### Problem to work on
Output the material beneath this task exactly, images excluded.

== Material ==

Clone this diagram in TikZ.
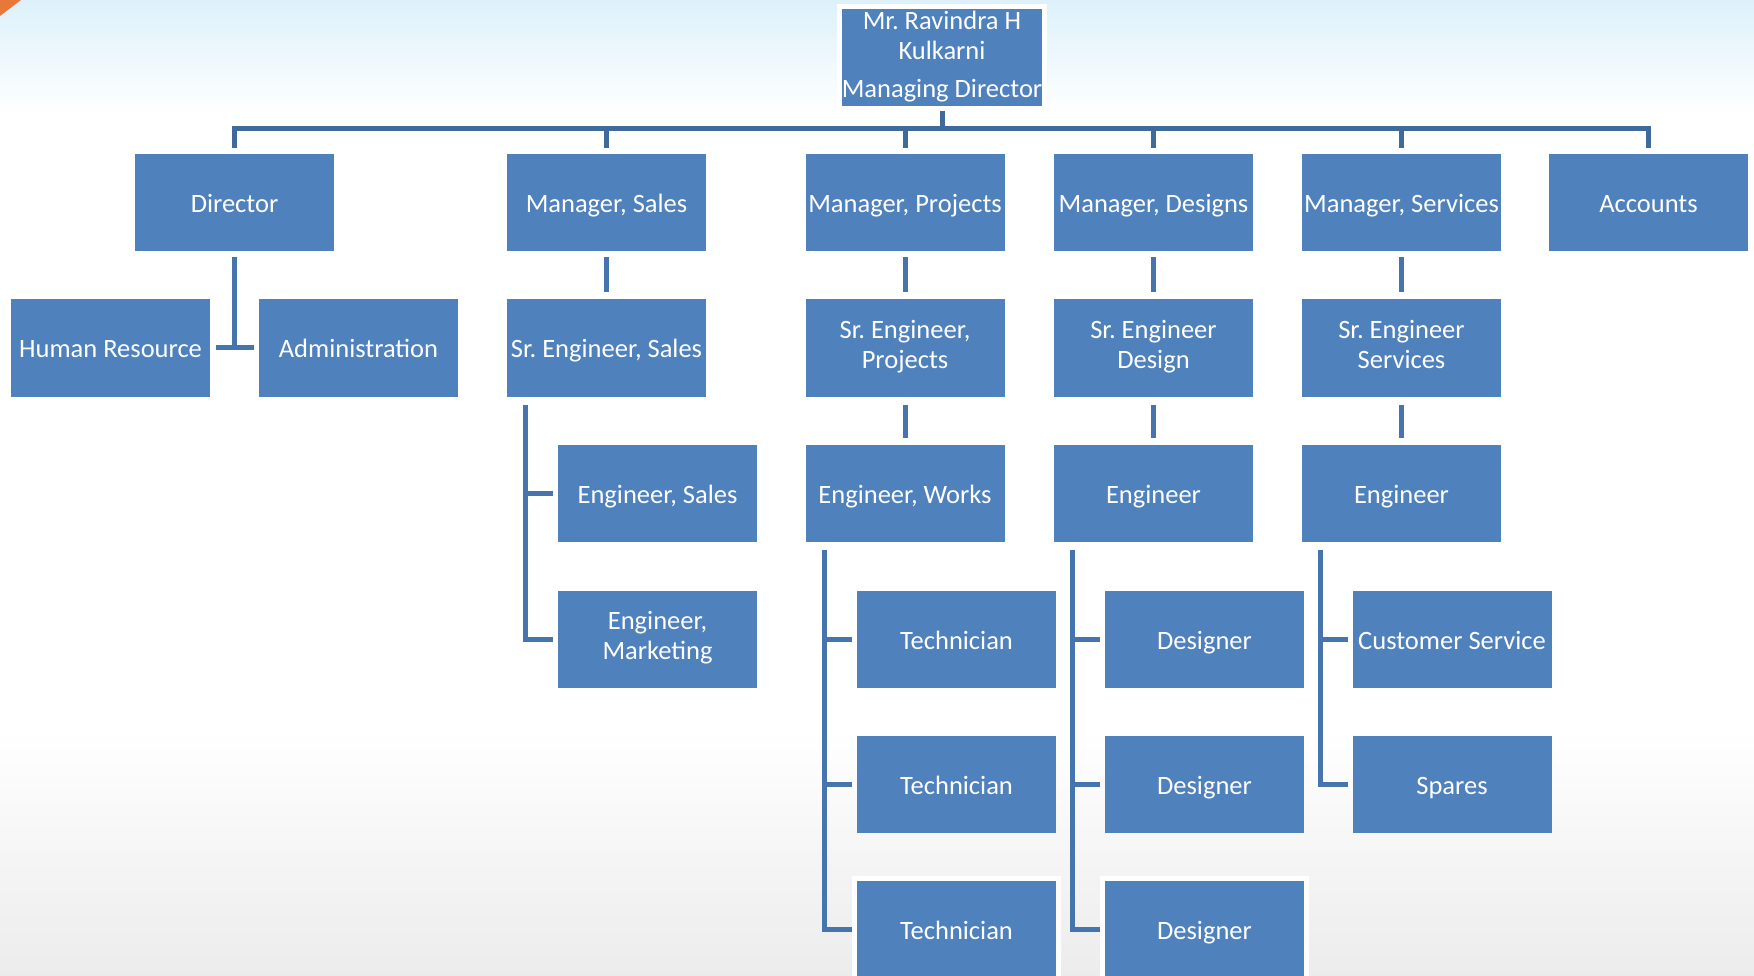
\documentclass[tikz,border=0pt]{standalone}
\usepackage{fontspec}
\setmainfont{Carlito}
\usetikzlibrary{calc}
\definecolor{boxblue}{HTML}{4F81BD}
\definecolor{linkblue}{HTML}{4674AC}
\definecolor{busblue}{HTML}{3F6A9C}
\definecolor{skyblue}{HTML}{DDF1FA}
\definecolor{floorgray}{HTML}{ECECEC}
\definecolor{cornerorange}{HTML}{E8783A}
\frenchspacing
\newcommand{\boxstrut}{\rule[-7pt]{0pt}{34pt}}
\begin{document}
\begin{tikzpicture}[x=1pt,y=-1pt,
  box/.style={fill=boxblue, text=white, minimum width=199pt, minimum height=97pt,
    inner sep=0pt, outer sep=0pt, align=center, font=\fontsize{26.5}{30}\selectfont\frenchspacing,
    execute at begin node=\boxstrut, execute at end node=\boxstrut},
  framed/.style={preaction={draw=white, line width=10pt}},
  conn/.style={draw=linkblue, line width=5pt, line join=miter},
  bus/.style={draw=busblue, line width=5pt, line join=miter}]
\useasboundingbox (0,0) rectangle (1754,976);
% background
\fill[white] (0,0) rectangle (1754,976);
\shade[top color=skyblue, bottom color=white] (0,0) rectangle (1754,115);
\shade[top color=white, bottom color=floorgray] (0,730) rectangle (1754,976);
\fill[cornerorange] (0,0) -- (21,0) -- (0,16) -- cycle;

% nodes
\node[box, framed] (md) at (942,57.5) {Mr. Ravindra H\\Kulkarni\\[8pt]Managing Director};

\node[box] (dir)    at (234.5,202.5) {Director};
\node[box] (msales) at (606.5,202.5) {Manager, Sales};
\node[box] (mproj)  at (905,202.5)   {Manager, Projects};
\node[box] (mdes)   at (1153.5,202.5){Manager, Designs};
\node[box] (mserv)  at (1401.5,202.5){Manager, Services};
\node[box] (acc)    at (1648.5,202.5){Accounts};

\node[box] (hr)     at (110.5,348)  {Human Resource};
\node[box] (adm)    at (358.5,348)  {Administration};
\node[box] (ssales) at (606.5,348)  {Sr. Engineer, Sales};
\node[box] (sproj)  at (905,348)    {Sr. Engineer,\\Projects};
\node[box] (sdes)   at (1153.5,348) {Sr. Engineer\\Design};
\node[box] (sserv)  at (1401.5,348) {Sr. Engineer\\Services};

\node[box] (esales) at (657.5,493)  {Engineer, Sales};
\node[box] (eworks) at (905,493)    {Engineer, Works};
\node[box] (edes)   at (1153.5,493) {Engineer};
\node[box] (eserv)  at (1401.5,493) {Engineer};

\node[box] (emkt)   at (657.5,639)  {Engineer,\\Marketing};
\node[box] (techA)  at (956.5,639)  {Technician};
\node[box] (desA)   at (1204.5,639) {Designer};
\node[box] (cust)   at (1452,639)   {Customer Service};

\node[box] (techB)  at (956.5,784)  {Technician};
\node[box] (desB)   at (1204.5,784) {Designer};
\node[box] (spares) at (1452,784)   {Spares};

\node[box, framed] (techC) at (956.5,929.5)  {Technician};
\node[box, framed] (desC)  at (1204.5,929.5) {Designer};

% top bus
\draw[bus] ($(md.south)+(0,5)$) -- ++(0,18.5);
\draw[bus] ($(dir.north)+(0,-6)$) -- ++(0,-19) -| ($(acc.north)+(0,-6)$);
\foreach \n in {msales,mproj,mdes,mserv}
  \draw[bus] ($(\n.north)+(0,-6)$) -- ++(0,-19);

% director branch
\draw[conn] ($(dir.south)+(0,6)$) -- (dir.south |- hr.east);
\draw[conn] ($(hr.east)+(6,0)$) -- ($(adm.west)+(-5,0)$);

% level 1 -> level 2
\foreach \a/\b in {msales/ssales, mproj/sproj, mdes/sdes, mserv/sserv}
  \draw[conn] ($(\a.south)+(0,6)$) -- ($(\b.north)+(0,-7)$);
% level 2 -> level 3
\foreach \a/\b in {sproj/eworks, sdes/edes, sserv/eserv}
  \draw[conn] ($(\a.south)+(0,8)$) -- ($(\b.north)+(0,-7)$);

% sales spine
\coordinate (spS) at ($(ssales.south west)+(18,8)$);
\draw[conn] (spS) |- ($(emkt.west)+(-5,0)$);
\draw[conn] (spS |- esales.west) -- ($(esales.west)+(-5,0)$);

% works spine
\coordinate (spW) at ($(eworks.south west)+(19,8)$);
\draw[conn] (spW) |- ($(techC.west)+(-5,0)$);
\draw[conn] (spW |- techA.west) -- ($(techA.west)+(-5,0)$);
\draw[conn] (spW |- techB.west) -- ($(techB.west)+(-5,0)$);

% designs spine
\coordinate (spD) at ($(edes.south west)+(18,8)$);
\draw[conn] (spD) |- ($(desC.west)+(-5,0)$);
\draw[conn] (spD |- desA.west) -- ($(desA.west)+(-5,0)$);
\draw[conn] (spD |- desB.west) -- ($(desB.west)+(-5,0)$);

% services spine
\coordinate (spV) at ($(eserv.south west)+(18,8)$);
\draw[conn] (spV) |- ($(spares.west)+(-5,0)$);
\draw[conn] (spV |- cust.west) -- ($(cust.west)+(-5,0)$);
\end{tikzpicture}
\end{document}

===

### Response to this task
Clone this diagram in TikZ.
\documentclass[tikz,border=0pt]{standalone}
\usepackage{fontspec}
\setmainfont{Carlito}
\usetikzlibrary{calc}
\definecolor{boxblue}{HTML}{4F81BD}
\definecolor{linkblue}{HTML}{4674AC}
\definecolor{busblue}{HTML}{3F6A9C}
\definecolor{skyblue}{HTML}{DDF1FA}
\definecolor{floorgray}{HTML}{ECECEC}
\definecolor{cornerorange}{HTML}{E8783A}
\frenchspacing
\newcommand{\boxstrut}{\rule[-7pt]{0pt}{34pt}}
\begin{document}
\begin{tikzpicture}[x=1pt,y=-1pt,
  box/.style={fill=boxblue, text=white, minimum width=199pt, minimum height=97pt,
    inner sep=0pt, outer sep=0pt, align=center, font=\fontsize{26.5}{30}\selectfont\frenchspacing,
    execute at begin node=\boxstrut, execute at end node=\boxstrut},
  framed/.style={preaction={draw=white, line width=10pt}},
  conn/.style={draw=linkblue, line width=5pt, line join=miter},
  bus/.style={draw=busblue, line width=5pt, line join=miter}]
\useasboundingbox (0,0) rectangle (1754,976);
% background
\fill[white] (0,0) rectangle (1754,976);
\shade[top color=skyblue, bottom color=white] (0,0) rectangle (1754,115);
\shade[top color=white, bottom color=floorgray] (0,730) rectangle (1754,976);
\fill[cornerorange] (0,0) -- (21,0) -- (0,16) -- cycle;

% nodes
\node[box, framed] (md) at (942,57.5) {Mr. Ravindra H\\Kulkarni\\[8pt]Managing Director};

\node[box] (dir)    at (234.5,202.5) {Director};
\node[box] (msales) at (606.5,202.5) {Manager, Sales};
\node[box] (mproj)  at (905,202.5)   {Manager, Projects};
\node[box] (mdes)   at (1153.5,202.5){Manager, Designs};
\node[box] (mserv)  at (1401.5,202.5){Manager, Services};
\node[box] (acc)    at (1648.5,202.5){Accounts};

\node[box] (hr)     at (110.5,348)  {Human Resource};
\node[box] (adm)    at (358.5,348)  {Administration};
\node[box] (ssales) at (606.5,348)  {Sr. Engineer, Sales};
\node[box] (sproj)  at (905,348)    {Sr. Engineer,\\Projects};
\node[box] (sdes)   at (1153.5,348) {Sr. Engineer\\Design};
\node[box] (sserv)  at (1401.5,348) {Sr. Engineer\\Services};

\node[box] (esales) at (657.5,493)  {Engineer, Sales};
\node[box] (eworks) at (905,493)    {Engineer, Works};
\node[box] (edes)   at (1153.5,493) {Engineer};
\node[box] (eserv)  at (1401.5,493) {Engineer};

\node[box] (emkt)   at (657.5,639)  {Engineer,\\Marketing};
\node[box] (techA)  at (956.5,639)  {Technician};
\node[box] (desA)   at (1204.5,639) {Designer};
\node[box] (cust)   at (1452,639)   {Customer Service};

\node[box] (techB)  at (956.5,784)  {Technician};
\node[box] (desB)   at (1204.5,784) {Designer};
\node[box] (spares) at (1452,784)   {Spares};

\node[box, framed] (techC) at (956.5,929.5)  {Technician};
\node[box, framed] (desC)  at (1204.5,929.5) {Designer};

% top bus
\draw[bus] ($(md.south)+(0,5)$) -- ++(0,18.5);
\draw[bus] ($(dir.north)+(0,-6)$) -- ++(0,-19) -| ($(acc.north)+(0,-6)$);
\foreach \n in {msales,mproj,mdes,mserv}
  \draw[bus] ($(\n.north)+(0,-6)$) -- ++(0,-19);

% director branch
\draw[conn] ($(dir.south)+(0,6)$) -- (dir.south |- hr.east);
\draw[conn] ($(hr.east)+(6,0)$) -- ($(adm.west)+(-5,0)$);

% level 1 -> level 2
\foreach \a/\b in {msales/ssales, mproj/sproj, mdes/sdes, mserv/sserv}
  \draw[conn] ($(\a.south)+(0,6)$) -- ($(\b.north)+(0,-7)$);
% level 2 -> level 3
\foreach \a/\b in {sproj/eworks, sdes/edes, sserv/eserv}
  \draw[conn] ($(\a.south)+(0,8)$) -- ($(\b.north)+(0,-7)$);

% sales spine
\coordinate (spS) at ($(ssales.south west)+(18,8)$);
\draw[conn] (spS) |- ($(emkt.west)+(-5,0)$);
\draw[conn] (spS |- esales.west) -- ($(esales.west)+(-5,0)$);

% works spine
\coordinate (spW) at ($(eworks.south west)+(19,8)$);
\draw[conn] (spW) |- ($(techC.west)+(-5,0)$);
\draw[conn] (spW |- techA.west) -- ($(techA.west)+(-5,0)$);
\draw[conn] (spW |- techB.west) -- ($(techB.west)+(-5,0)$);

% designs spine
\coordinate (spD) at ($(edes.south west)+(18,8)$);
\draw[conn] (spD) |- ($(desC.west)+(-5,0)$);
\draw[conn] (spD |- desA.west) -- ($(desA.west)+(-5,0)$);
\draw[conn] (spD |- desB.west) -- ($(desB.west)+(-5,0)$);

% services spine
\coordinate (spV) at ($(eserv.south west)+(18,8)$);
\draw[conn] (spV) |- ($(spares.west)+(-5,0)$);
\draw[conn] (spV |- cust.west) -- ($(cust.west)+(-5,0)$);
\end{tikzpicture}
\end{document}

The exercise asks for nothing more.